It was a rookie mistake. I had fed the kids a snack on the drive to the trailhead. By the time we parked the car and sorted the gear, those precious calories had been spent. With the parking lot still visible, an arms-crossed, “I’m not going anywhere,” tantrum occurred. The woods beckoned, but the choice was clear. Four carside peanut butter and jelly sandwiches later, we set off again—this time, with better results.
CHANNEL YOUR CHILD
Keeping our kids, Mabel, 8, and Gus, 6, energized for backcountry excursions has required patience and an ongoing evaluation of their capabilities. Ashley Lamb—outdoorswoman, mother of two, and pediatrician in Exeter, N.H.—recommends a baseline of at least one hour of physical activity per day for kids, but, she says, “Most kids have the stamina for much more than that, as long as they are given appropriate breaks and snacks.”
Small children take two to four steps for every one adult step, so they burn through their energy stores faster than we do. “Kids don’t tend to be good at pacing, and many do better with going quickly and then taking a break,” Lamb says. “Allowing kids to set the pace can help a lot.” Their gates may feel erratic to you, but push them too hard, for too long, and no amount of cajoling will help.
FEED THE NEED
Children typically need to eat at least every two hours, and more frequently when they are active. Lamb recommends fueling up before an activity and then taking enough snack breaks to stay ahead of the hunger.
Protein-rich foods before and after an activity are essential for overall growth, as well as for muscle and tissue repair. On the trail, provide foods high in fiber and whole carbs, such as fruits, legumes, nuts, and whole grains. These provide a sustained energy burn and leave kids feeling fuller, longer. A handful of M&Ms tossed into a bag of healthy gorp can be a useful and harmless motivator.
My kids often forget to drink if I don’t remind them, so every stop includes a water break. Good hydration helps our bodies regulate core temperature, reducing the chance of heat-related stress or illness.

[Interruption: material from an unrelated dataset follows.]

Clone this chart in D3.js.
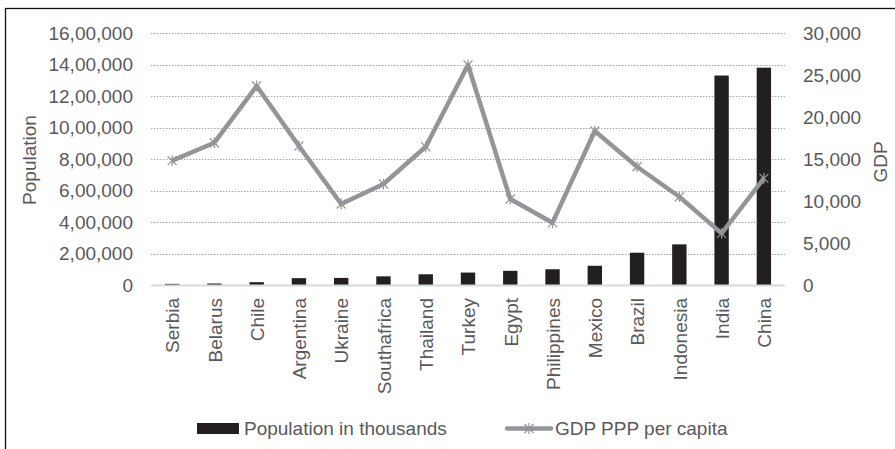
<!DOCTYPE html>
<html>
<head>
<meta charset="utf-8">
<script src="https://cdn.jsdelivr.net/npm/d3@7"></script>
<style>
  html, body { margin: 0; padding: 0; background: #fff; }
  svg { display: block; font-family: "Liberation Sans", Arial, sans-serif; }
</style>
</head>
<body>
<svg id="chart" width="895" height="449"></svg>
<script>
// chart data
const countries = ['Serbia', 'Belarus', 'Chile', 'Argentina', 'Ukraine', 'Southafrica', 'Thailand',
    'Turkey', 'Egypt', 'Philippines', 'Mexico', 'Brazil', 'Indonesia', 'India', 'China'];
const population = [7000, 9500, 18000, 43500, 45000, 55000, 68000, 79000, 90000, 100000,
    122000, 205000, 258000, 1330000, 1380000];
const gdpPerCapita = [14800, 16940, 23690, 16550, 9640, 12020, 16460, 26190, 10240, 7420,
    18330, 14080, 10510, 6150, 12700];
const popTicks = [0, 200000, 400000, 600000, 800000, 1000000, 1200000, 1400000, 1600000];
const popTickLabels = ['0', '2,00,000', '4,00,000', '6,00,000', '8,00,000', '10,00,000',
    '12,00,000', '14,00,000', '16,00,000'];
const gdpTicks = [0, 5000, 10000, 15000, 20000, 25000, 30000];
const gdpTickLabels = ['0', '5,000', '10,000', '15,000', '20,000', '25,000', '30,000'];
const seriesNames = ['Population in thousands', 'GDP PPP per capita'];

const svg = d3.select('#chart');
const textColor = '#595959';
const barColor = '#231f20';
const lineColor = '#939598';

const plot = { left: 151, right: 785, top: 33, bottom: 285 };

// frame
svg.append('rect')
    .attr('x', 5.5).attr('y', 8.5)
    .attr('width', 1000).attr('height', 1000)
    .attr('fill', 'none')
    .attr('stroke', '#111')
    .attr('stroke-width', 1.3);

const x = d3.scaleBand()
    .domain(countries)
    .range([plot.left, plot.right])
    .paddingInner(0.66)
    .paddingOuter(0.33);

const yPop = d3.scaleLinear().domain([0, 1600000]).range([plot.bottom, plot.top]);
const yGdp = d3.scaleLinear().domain([0, 30000]).range([plot.bottom, plot.top]);

// gridlines
svg.append('g')
    .selectAll('line')
    .data(popTicks.filter(d => d > 0))
    .enter()
    .append('line')
    .attr('x1', plot.left).attr('x2', plot.right)
    .attr('y1', d => Math.round(yPop(d)) + 0.5)
    .attr('y2', d => Math.round(yPop(d)) + 0.5)
    .attr('stroke', '#a6a6a6')
    .attr('stroke-width', 1)
    .attr('stroke-dasharray', '1.5,1.5');

// left axis
const leftAxis = svg.append('g')
    .attr('transform', `translate(${plot.left - 18},0)`)
    .call(d3.axisLeft(yPop)
        .tickValues(popTicks)
        .tickFormat((d, i) => popTickLabels[i])
        .tickSize(0)
        .tickPadding(0));
leftAxis.select('.domain').remove();
leftAxis.selectAll('text')
    .attr('fill', textColor)
    .style('font-size', '19px');

// right axis
const rightAxis = svg.append('g')
    .attr('transform', `translate(${plot.right + 18},0)`)
    .call(d3.axisRight(yGdp)
        .tickValues(gdpTicks)
        .tickFormat((d, i) => gdpTickLabels[i])
        .tickSize(0)
        .tickPadding(0));
rightAxis.select('.domain').remove();
rightAxis.selectAll('text')
    .attr('fill', textColor)
    .style('font-size', '19px');

// bars
svg.append('g')
    .selectAll('rect')
    .data(countries)
    .enter()
    .append('rect')
    .attr('x', d => x(d))
    .attr('width', x.bandwidth())
    .attr('y', (d, i) => yPop(population[i]))
    .attr('height', (d, i) => plot.bottom - yPop(population[i]))
    .attr('fill', barColor);

// zero line
svg.append('line')
    .attr('x1', plot.left).attr('x2', plot.right)
    .attr('y1', plot.bottom + 0.5).attr('y2', plot.bottom + 0.5)
    .attr('stroke', '#d9d9d9')
    .attr('stroke-width', 2);

// category labels
svg.append('g')
    .selectAll('text')
    .data(countries)
    .enter()
    .append('text')
    .attr('transform', d => `translate(${x(d) + x.bandwidth() / 2},${plot.bottom + 13}) rotate(-90)`)
    .attr('dy', '0.38em')
    .attr('text-anchor', 'end')
    .attr('fill', textColor)
    .style('font-size', '19px')
    .text(d => d);

// asterisk marker (x with vertical stroke)
function starPath(cx, cy, r) {
    const p = d3.path();
    p.moveTo(cx - r, cy - r); p.lineTo(cx + r, cy + r);
    p.moveTo(cx - r, cy + r); p.lineTo(cx + r, cy - r);
    p.moveTo(cx, cy - r * 1.2); p.lineTo(cx, cy + r * 1.2);
    return p.toString();
}

// GDP line
const line = d3.line()
    .x((d, i) => x(countries[i]) + x.bandwidth() / 2)
    .y(d => yGdp(d));

svg.append('path')
    .datum(gdpPerCapita)
    .attr('d', line)
    .attr('fill', 'none')
    .attr('stroke', lineColor)
    .attr('stroke-width', 4.5)
    .attr('stroke-linejoin', 'round');

svg.append('g')
    .selectAll('path')
    .data(gdpPerCapita)
    .enter()
    .append('path')
    .attr('d', (d, i) => starPath(x(countries[i]) + x.bandwidth() / 2, yGdp(d), 4.5))
    .attr('stroke', lineColor)
    .attr('stroke-width', 1.2)
    .attr('fill', 'none');

// axis titles
svg.append('text')
    .attr('transform', 'translate(36,160) rotate(-90)')
    .attr('text-anchor', 'middle')
    .attr('fill', textColor)
    .style('font-size', '19px')
    .text('Population');

svg.append('text')
    .attr('transform', 'translate(887,162) rotate(-90)')
    .attr('text-anchor', 'middle')
    .attr('fill', textColor)
    .style('font-size', '19px')
    .text('GDP');

// legend
const legend = svg.append('g');
legend.append('rect')
    .attr('x', 197).attr('y', 423)
    .attr('width', 42).attr('height', 11)
    .attr('fill', barColor);
legend.append('text')
    .attr('x', 244).attr('y', 435)
    .attr('fill', textColor)
    .style('font-size', '19px')
    .text(seriesNames[0]);

legend.append('line')
    .attr('x1', 507).attr('x2', 551)
    .attr('y1', 428.5).attr('y2', 428.5)
    .attr('stroke', lineColor)
    .attr('stroke-width', 4.5)
    .attr('stroke-linecap', 'round');
legend.append('path')
    .attr('d', starPath(529, 428.5, 4.5))
    .attr('stroke', lineColor)
    .attr('stroke-width', 1.2)
    .attr('fill', 'none');
legend.append('text')
    .attr('x', 555).attr('y', 435)
    .attr('fill', textColor)
    .style('font-size', '19px')
    .text(seriesNames[1]);
</script>
</body>
</html>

Lamb knows kids crave routine and struggle with disruption, especially changes to nap schedules. So she adjusted her outings when her boys were toddlers. The family would go hike a nearby trail in town, packing a picnic “so that we could create an ‘end point’ before we headed home for naps,” she says.
Every child is different, of course. Mabel would happily nap in a carrier on my back; Gus would not. Our most successful trips as a family have been when we put our children’s habits, needs, and perspectives ahead of our own yen to bag a peak. I look at every outing not in terms of mileage but as bankable moments with future dividends. If we push them too hard, we risk creating a deficit in their desire to be in the natural world. As Lamb says: “Spending time as a family outside and being active are wonderful and so very, very important to setting a child’s norms going forward.”